Effective self regulation, more education at heart of third annual Commercial Property & Development Finance Summit
The Commercial and Asset Finance Brokers Association of Australia (CAFBA) surely put a lot of work into striking a diplomatic tone at this year’s Annual Commercial Property & Development Finance Summit.
"Supply & Regulation – Getting the Balance Right!" went the summit’s theme, held this Wednesday at the swanky Strathfield Golf Club.
Certainly a more diplomatic tone than the more direct stance taken by CAFBA chief executive David Bushby (pictured) in May, when he urged the government to stay out of commercial finance in an MPA opinion piece.
Yet there have been clear reasons to lay off the rhetoric a bit over the last three months.
Prime Minister Anthony Albanese’s Labor government has signalled his intent to cut back on red tape in order to lift Australia’s flagging productivity levels.
The upcoming Economic Reform Roundtable will put productivity front and centre; regulatory reforms are certainly not out of the question.
Catching up with MPA once again at the week’s Summit, Bushby reiterated his stance that effective self-regulation over restrictive government oversight is the way to go for the commercial lending sector.
Unnecessary regulation in firing line as ASIC urges industry to step up
“The bottom line is, we know there aren’t enough houses being built.
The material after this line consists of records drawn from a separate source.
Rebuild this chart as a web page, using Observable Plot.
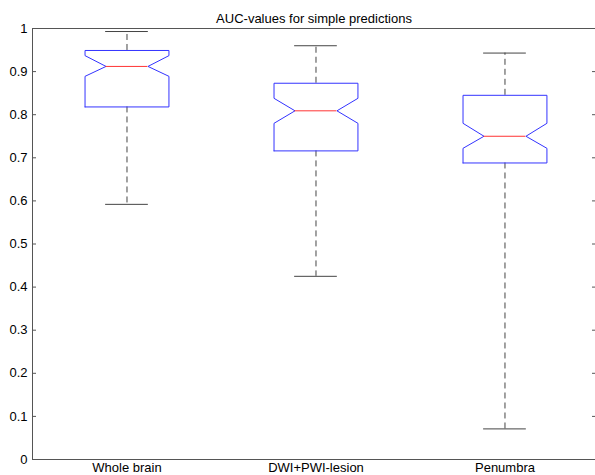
<!DOCTYPE html>
<html>
<head>
<meta charset="utf-8">
<script src="https://cdn.jsdelivr.net/npm/d3@7"></script>
<script src="https://cdn.jsdelivr.net/npm/@observablehq/plot@0.6"></script>
<style>
  html, body { margin: 0; padding: 0; background: #fff; }
  svg { font-family: "Liberation Sans", Arial, sans-serif; }
  svg text { font-size: 13px; }
</style>
</head>
<body>
<div id="chart"></div>
<script>
const title = "AUC-values for simple predictions";
const categories = ["Whole brain", "DWI+PWI-lesion", "Penumbra"];
const upperWhisker = [0.993, 0.960, 0.943];
const q3 = [0.949, 0.873, 0.845];
const notchHigh = [0.937, 0.838, 0.780];
const median = [0.912, 0.809, 0.750];
const notchLow = [0.889, 0.780, 0.722];
const q1 = [0.818, 0.716, 0.688];
const lowerWhisker = [0.592, 0.425, 0.071];
const yTicks = [0, 0.1, 0.2, 0.3, 0.4, 0.5, 0.6, 0.7, 0.8, 0.9, 1];
const yTickLabels = ["0", "0.1", "0.2", "0.3", "0.4", "0.5", "0.6", "0.7", "0.8", "0.9", "1"];

// box geometry in x-data units (category spacing = 1)
const boxHalf = 0.222;
const notchHalf = 0.111;
const capHalf = 0.113;

const stats = categories.map((c, i) => ({
  cat: c, x: i + 1,
  hi: upperWhisker[i], q3: q3[i], nh: notchHigh[i], med: median[i],
  nl: notchLow[i], q1: q1[i], lo: lowerWhisker[i]
}));

const outline = stats.flatMap(s => [
  {cat: s.cat, x: s.x - boxHalf, y: s.q1},
  {cat: s.cat, x: s.x + boxHalf, y: s.q1},
  {cat: s.cat, x: s.x + boxHalf, y: s.nl},
  {cat: s.cat, x: s.x + notchHalf, y: s.med},
  {cat: s.cat, x: s.x + boxHalf, y: s.nh},
  {cat: s.cat, x: s.x + boxHalf, y: s.q3},
  {cat: s.cat, x: s.x - boxHalf, y: s.q3},
  {cat: s.cat, x: s.x - boxHalf, y: s.nh},
  {cat: s.cat, x: s.x - notchHalf, y: s.med},
  {cat: s.cat, x: s.x - boxHalf, y: s.nl},
  {cat: s.cat, x: s.x - boxHalf, y: s.q1}
]);

const whiskers = stats.flatMap(s => [
  {x: s.x, y1: s.q3, y2: s.hi},
  {x: s.x, y1: s.q1, y2: s.lo}
]);
const caps = stats.flatMap(s => [
  {x1: s.x - capHalf, x2: s.x + capHalf, y: s.hi},
  {x1: s.x - capHalf, x2: s.x + capHalf, y: s.lo}
]);

const axisColor = "#555";

const chart = Plot.plot({
  width: 595,
  height: 475,
  marginLeft: 32,
  marginRight: 0,
  marginTop: 28,
  marginBottom: 16,
  style: {fontFamily: "Liberation Sans, Arial, sans-serif", fontSize: "13px", background: "#fff"},
  x: {type: "linear", domain: [0.5, 3.479]},
  y: {domain: [0, 1]},
  marks: [
    Plot.axisY({ticks: yTicks, tickFormat: d => yTickLabels[yTicks.indexOf(d)], tickSize: -4, tickPadding: 9, stroke: axisColor, fill: "#000", fontSize: 13}),
    Plot.axisY({anchor: "right", ticks: yTicks, tickFormat: () => "", tickSize: -4, stroke: axisColor}),
    Plot.axisX({ticks: [1, 2, 3], tickFormat: d => categories[d - 1], tickSize: 0, tickPadding: 3, fill: "#000", fontSize: 13}),
    Plot.ruleY([0, 1], {stroke: axisColor}),
    Plot.ruleX([0.5], {stroke: axisColor}),
    Plot.ruleX(whiskers, {x: "x", y1: "y1", y2: "y2", stroke: "#444", strokeDasharray: "6,4"}),
    Plot.ruleY(caps, {x1: "x1", x2: "x2", y: "y", stroke: "#444"}),
    Plot.line(outline, {x: "x", y: "y", z: "cat", stroke: "#3333ff", strokeWidth: 1}),
    Plot.ruleY(stats, {x1: d => d.x - notchHalf, x2: d => d.x + notchHalf, y: "med", stroke: "#ff3333"}),
    Plot.text([title], {frameAnchor: "top", dy: -15, text: d => d, fontSize: 13, fill: "#000"})
  ]
});
document.getElementById("chart").append(chart);
</script>
</body>
</html>
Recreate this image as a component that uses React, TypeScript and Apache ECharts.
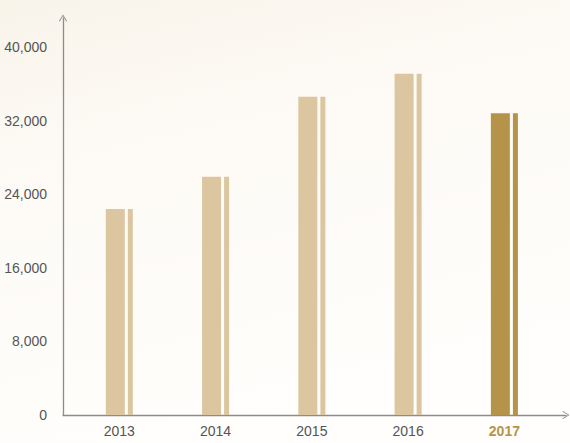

And the important part of that is being able to obtain finance so that you can build the houses at prices that people can afford to pay,” said Bushby. “If you put unnecessary regulation on that, you slow that down. You make it more costly,” he said.
Bushby argued that a lot of the costs associated with building development and construction are government imposed.
While some regulations make perfect sense, “others make you scratch your head”, said Bushby, continuing: “(Regulation) needs to be there for a good reason and to not slow down development and the economy.”
In a sign that Bushby is willing to work with regulators to strike the right balance, CAFBA welcomed Calissa Aldridge, executive director, markets, at the Australian Securities and Investments Commission (ASIC) as a guest speaker at the summit.
What was Bushby hoping to hear from ASIC? “That they understand that there is a need for regulation, but when you do it, you need to think through very carefully and make sure there are no unintended consequences and that you're not putting unnecessary restraints on things that you want to actually happen.”
Aldridge’s comments to summit attendees weren’t a million miles away from Bushby’s wishes.
“ASIC is certainly not rushing into new regulation, but we're upping our oversight and we're looking for industry to step up as well,” said Aldridge. “Private markets are growing and they're an important part of our economy and private credit is good for our economy if done well… We need to make sure we continue to get that balance between opportunity and risk.”
Aldridge highlighted that 72% of all new commercial equipment financing is sourced through commercial brokers. “You are in this unique position to help influence and raise standards across the markets and I really encourage you to step up and try to inform the standards,” she told the gathered brokers.
Broker education needs a shake up
If regulation was the summit’s theme, then education was the purpose.
CAFBA has been on a mission to increase the quality of education in the commercial broking space.
Earlier this year, it unveiled PACE Premium, an online education platform designed to help brokers, lenders and aggregators to get a foothold in the commercial finance market.
CAFBA’s numerous diploma and Certificate IV courses are designed to improve the professional standards of the commercial broking industry.
Does that mean Bushby sees significant knowledge gaps in the brokers that he meets with on a day-to-day basis?
“The biggest risk in assisting businesses with their finance needs is the lack of understanding of how businesses work, of being able to read simple things like profit and loss statements in the balance sheet,” he said.
Different businesses, Bushby said, have different cultures and risk appetites, and understanding this fact is crucial. Just because a broker knows how a bank’s credit team works, that doesn’t mean they understand the ins and outs of the businesses they are there to support.
Given what’s at stake if a broker gets it wrong, it sounds like there’s a clear rationale behind regulatory oversight. While Bushby doesn’t disagree, he reiterated the virtues of effective self regulation.
“What we’d like to see is that the standards that are set in a self-regulatory way are clear and that clients understand that there are some brokers that comply with those standards and others that don’t,” said Bushby.
CAFBA, for its part, has a duty to Australian developers and small businesses that its members uphold those standards.